When Kyle Chalmers won the 100m freestyle at Rio 2016, he was just a month past his 18th birthday and the youngest individual male champion since fellow Australian Ian Thorpe.
And awaiting him back home was Cock the Croc, a freshwater crocodile that Kyle believes could grow to three metres long.
At the start of 2020 he had almost 500 reptiles thanks to a good breeding season.
He told The Guardian: “Sitting in my reptile room for me is equivalent to going out for a few beers with my mates. They have definitely helped me away from the pool.”
“It gives me that healthy adrenaline hit that I need when I go out there and open an enclosure and a snake wants to jump out and bite me, or a crocodile latches onto my finger and takes a bit of blood.”
Kyle – nicknamed ‘Big Tuna’ - had shown enormous promise since starting with his first coach, Carolyn Veldhuyzen, at St Joseph’s School, Port Lincoln in South Australia.

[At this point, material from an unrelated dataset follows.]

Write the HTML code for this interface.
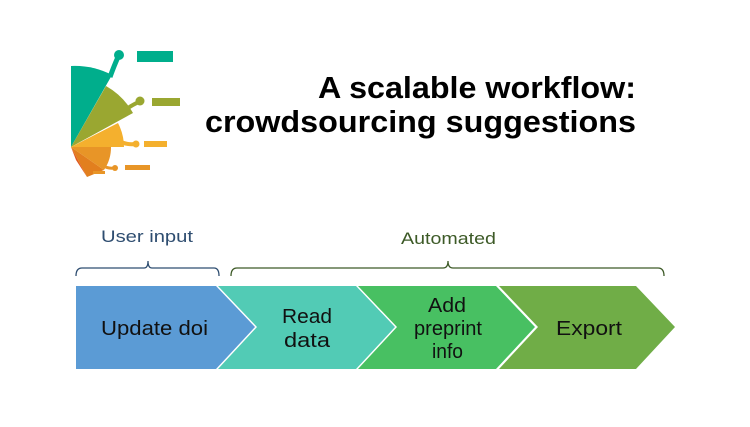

He set about taking apart Thorpe’s age group records – one time competing against the advice of a doctor because he had broken his finger during AFL training.
Australian rules football is a huge passion for Kyle whose love for the game was instilled by his father Brett – who played for the Adelaide Crows and Port Adelaide Power in the AFL - and he revealed last year that Geelong Cats and Port had reached out to him for a Category B Rookie spot.
He hasn’t ruled out a move to the AFL in the future although there are more races to be won.